Inclusion

A school connecting children to an ancient language gets a digital assist

August 25, 2021 | By Sophie Hares

Born and raised in the Midwest, Senthil Radhakrishnan’s two young children struggled to communicate with their grandmother in southern India when she spoke to them in her native Tamil, one of the world’s oldest surviving languages.

Determined that his English-speaking daughter and son should develop a strong bond with his Indian family, Radhakrishnan signed both children up, on their fifth birthdays, for the Missouri Tamil School to learn the Tamil language and its curly script.

Now, aged 12 and 18, they are both strong Tamil speakers, and Radhakrishnan, a lead software development engineer at Mastercard, is actively involved in the lively, volunteer-run weekend school in St. Louis, which has grown from just a handful of kids to more than 300 as more Indian families have moved to the area. (In St. Louis and surrounding counties, the Indian-American population has become the largest foreign-born population in the region.)

“It’s very important to pass that language to the next generation so they can communicate back home with their grandparents and easily connect with their tradition and cultural heritage,” he says.

When COVID-19 hit and the school had to shut down its colorful, play-based classes, the nonprofit school decided to quickly move its program online, with the strong support of around 70 local volunteers, says Sivasankar Sankaranarayanan, the current volunteer president.

“Even if a child misses a couple of classes, and they’re not speaking Tamil at home, they forget,” says Sankaranarayanan, who works as a technical consultant at a St. Louis financial services firm. “The pandemic really helped us open doors on the technology side.”

Radhakrishnan and six of his colleagues at Mastercard’s O’Fallon, Missouri, operations center — all natives of the southern Indian state of Tamil Nadu — worried that their children would forget the language skills they had worked so hard to build. So they used their own technical skills to shore up the school’s digital presence.

Working late into the evenings and through the weekends, they helped the school bolster its website to allow it to better host online classes and integrated online payment and enrollment systems.
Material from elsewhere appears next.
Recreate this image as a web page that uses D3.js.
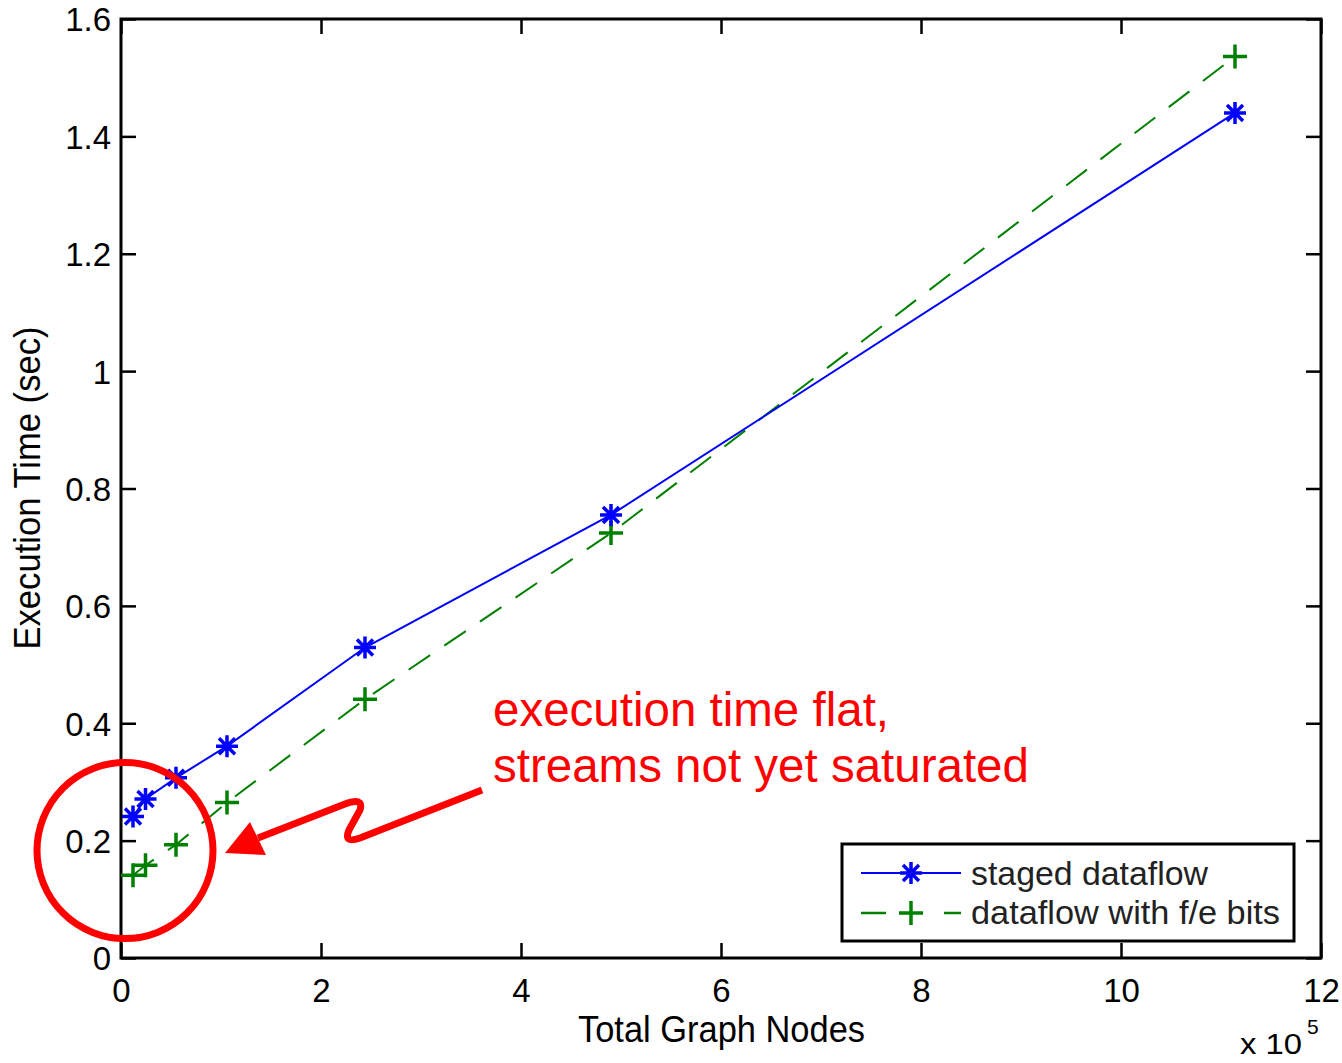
<!DOCTYPE html>
<html><head><meta charset="utf-8">
<script src="https://cdn.jsdelivr.net/npm/d3@7"></script>
<style>html,body{margin:0;padding:0;background:#fff;}svg{display:block;font-family:"Liberation Sans",Arial,Helvetica,sans-serif;}</style>
</head><body>
<svg id="chart" width="1342" height="1063"></svg>
<script>
// ---- data ----
const nodes = [0.12, 0.245, 0.55, 1.06, 2.44, 4.9, 11.14];          // x 10^5
const stagedTime = [0.241, 0.271, 0.307, 0.361, 0.529, 0.755, 1.44];
const feBitsTime = [0.141, 0.158, 0.193, 0.265, 0.441, 0.724, 1.536];
const xTicks = [0, 2, 4, 6, 8, 10, 12];
const yTicks = [0, 0.2, 0.4, 0.6, 0.8, 1, 1.2, 1.4, 1.6];
const seriesNames = ["staged dataflow", "dataflow with f/e bits"];
const annotationLines = ["execution time flat,", "streams not yet saturated"];

const svg = d3.select("#chart");
const L = 121, R = 1321, T = 19, B = 958;
const x = d3.scaleLinear().domain([0, 12]).range([L, R]);
const y = d3.scaleLinear().domain([0, 1.6]).range([B, T]);

// frame
svg.append("rect").attr("x", L).attr("y", T).attr("width", R - L).attr("height", B - T)
  .attr("fill", "none").attr("stroke", "#000").attr("stroke-width", 3);

const tl = 15;
function styleAxis(g) {
  g.select(".domain").remove();
  g.selectAll(".tick line").attr("stroke", "#000").attr("stroke-width", 2.5);
}
// bottom & top axes
const gb = svg.append("g").attr("transform", `translate(0,${B})`)
  .call(d3.axisBottom(x).tickValues(xTicks).tickSizeInner(-tl).tickSizeOuter(0).tickPadding(0).tickFormat(d3.format("d")));
styleAxis(gb);
gb.selectAll(".tick text").attr("y", 44).attr("dy", null).attr("font-size", 33).attr("fill", "#000")
  .attr("font-family", "'Liberation Sans',Arial,sans-serif");
const gt = svg.append("g").attr("transform", `translate(0,${T})`)
  .call(d3.axisTop(x).tickValues(xTicks).tickSizeInner(-tl).tickSizeOuter(0).tickFormat(""));
styleAxis(gt);
// left & right axes
const gl = svg.append("g").attr("transform", `translate(${L},0)`)
  .call(d3.axisLeft(y).tickValues(yTicks).tickSizeInner(-tl).tickSizeOuter(0).tickPadding(0).tickFormat(d => d3.format("")(+d.toFixed(1))));
styleAxis(gl);
gl.selectAll(".tick text").attr("x", -10).attr("dy", "0.36em").attr("font-size", 33).attr("fill", "#000")
  .attr("font-family", "'Liberation Sans',Arial,sans-serif");
const gr = svg.append("g").attr("transform", `translate(${R},0)`)
  .call(d3.axisRight(y).tickValues(yTicks).tickSizeInner(-tl).tickSizeOuter(0).tickFormat(""));
styleAxis(gr);

// axis labels
svg.append("text").attr("x", (578 + 865) / 2).attr("y", 1042).attr("text-anchor", "middle")
  .attr("font-size", 36).attr("textLength", 287).attr("lengthAdjust", "spacingAndGlyphs")
  .text("Total Graph Nodes");
svg.append("text").attr("transform", "translate(40,488) rotate(-90)").attr("text-anchor", "middle")
  .attr("font-size", 36).attr("textLength", 323).attr("lengthAdjust", "spacingAndGlyphs")
  .text("Execution Time (sec)");
svg.append("text").attr("x", 1240).attr("y", 1054).attr("font-size", 29)
  .attr("textLength", 62).attr("lengthAdjust", "spacingAndGlyphs").text("x 10");
svg.append("text").attr("x", 1307).attr("y", 1034).attr("font-size", 21).text("5");

// markers
function asterisk(g, cx, cy, col) {
  const a = 11, d = 8;
  g.append("path").attr("d", `M${cx - a},${cy}H${cx + a}M${cx},${cy - a}V${cy + a}M${cx - d},${cy - d}L${cx + d},${cy + d}M${cx - d},${cy + d}L${cx + d},${cy - d}`)
    .attr("stroke", col).attr("stroke-width", 3.5).attr("fill", "none");
}
function plus(g, cx, cy, col) {
  const a = 12;
  g.append("path").attr("d", `M${cx - a},${cy}H${cx + a}M${cx},${cy - a}V${cy + a}`)
    .attr("stroke", col).attr("stroke-width", 3.5).attr("fill", "none");
}

const blue = "#0000ff", green = "#008000";
const line = d3.line().x(d => x(d[0])).y(d => y(d[1]));
const stagedPts = nodes.map((n, i) => [n, stagedTime[i]]);
const fePts = nodes.map((n, i) => [n, feBitsTime[i]]);

svg.append("path").attr("d", line(fePts)).attr("fill", "none").attr("stroke", green)
  .attr("stroke-width", 2).attr("stroke-dasharray", "26,17");
svg.append("path").attr("d", line(stagedPts)).attr("fill", "none").attr("stroke", blue).attr("stroke-width", 2);
const gm = svg.append("g");
fePts.forEach(p => plus(gm, x(p[0]), y(p[1]), green));
stagedPts.forEach(p => asterisk(gm, x(p[0]), y(p[1]), blue));

// legend
const lg = svg.append("g");
lg.append("rect").attr("x", 842).attr("y", 844).attr("width", 452).attr("height", 97)
  .attr("fill", "#fff").attr("stroke", "#000").attr("stroke-width", 3);
lg.append("line").attr("x1", 861).attr("x2", 961).attr("y1", 873).attr("y2", 873).attr("stroke", blue).attr("stroke-width", 2);
asterisk(lg, 911, 873, blue);
lg.append("line").attr("x1", 861).attr("x2", 961).attr("y1", 913).attr("y2", 913).attr("stroke", green)
  .attr("stroke-width", 2.5).attr("stroke-dasharray", "25,58");
plus(lg, 911, 913, green);
lg.append("text").attr("x", 971).attr("y", 885).attr("font-size", 33).attr("fill", "#222")
  .attr("textLength", 237).attr("lengthAdjust", "spacingAndGlyphs").text(seriesNames[0]);
lg.append("text").attr("x", 971).attr("y", 924).attr("font-size", 33).attr("fill", "#222")
  .attr("textLength", 309).attr("lengthAdjust", "spacingAndGlyphs").text(seriesNames[1]);

// annotation
const red = "#ff0000";
const ga = svg.append("g");
ga.append("circle").attr("cx", x(0.04)).attr("cy", y(0.183)).attr("r", 88)
  .attr("fill", "none").attr("stroke", red).attr("stroke-width", 7);
ga.append("path").attr("d", "M258,838 L345,804 Q364,797 360,810 L349,830 Q343,844 360,838 L482,790")
  .attr("fill", "none").attr("stroke", red).attr("stroke-width", 7).attr("stroke-linejoin", "round").attr("stroke-linecap", "butt");
ga.append("path").attr("d", "M225,853 L250,822 L266,855 Z").attr("fill", red);
annotationLines.forEach((t, i) => {
  ga.append("text").attr("x", 493).attr("y", 726 + i * 56).attr("font-size", 47.5).attr("fill", red).text(t);
});
</script>
</body></html>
A network of Tamil schools is now expanding across the U.S. as many expatriates look for ways to keep their American-born children in touch with their rich culture and learning their 5,000-year-old language.

Spoken by more than 75 million people, Tamil is an official language in Tamil Nadu, Sri Lanka and Singapore. Thanks to the far-flung Tamil diaspora, it is also widely used in Malaysia, Sri Lanka, Mauritius and Fiji.

While some of the volunteer teachers needed training to adapt to the Zoom lessons, the digital-native students easily made the switch. Cultural lessons, like learning Tamil songs and playing the parai (a traditional round cowhide drum),  also moved online.

The digital connection also opened up new opportunities for the students, who connected with expert teachers in India to take classes in subjects like silambam, a traditional martial art that uses a bamboo stick.

Missouri Tamil School plans to run a hybrid of online and physical classes for the new school year. The Mastercard volunteers — who also included Arunadevi Kumar, Deepa Swaminathan, Karthikeyan Rathinam, Nandakumar Haridoss, Raja Krishnasamy and Annu Kannan — are sharing their knowledge and experience with others around the country who want to start their own Tamil schools.

For Radhakrishnan, his diverse volunteer experiences at the school — which have ranged from teaching kids Tamil to setting up tech systems and acting as president — have bolstered his leadership and management skills.

But maybe more importantly, they have allowed him to help connect the next generation to the heritage that formed him: “As Nelson Mandela said, when you’re talking to someone in their own language, you’re talking to their heart.”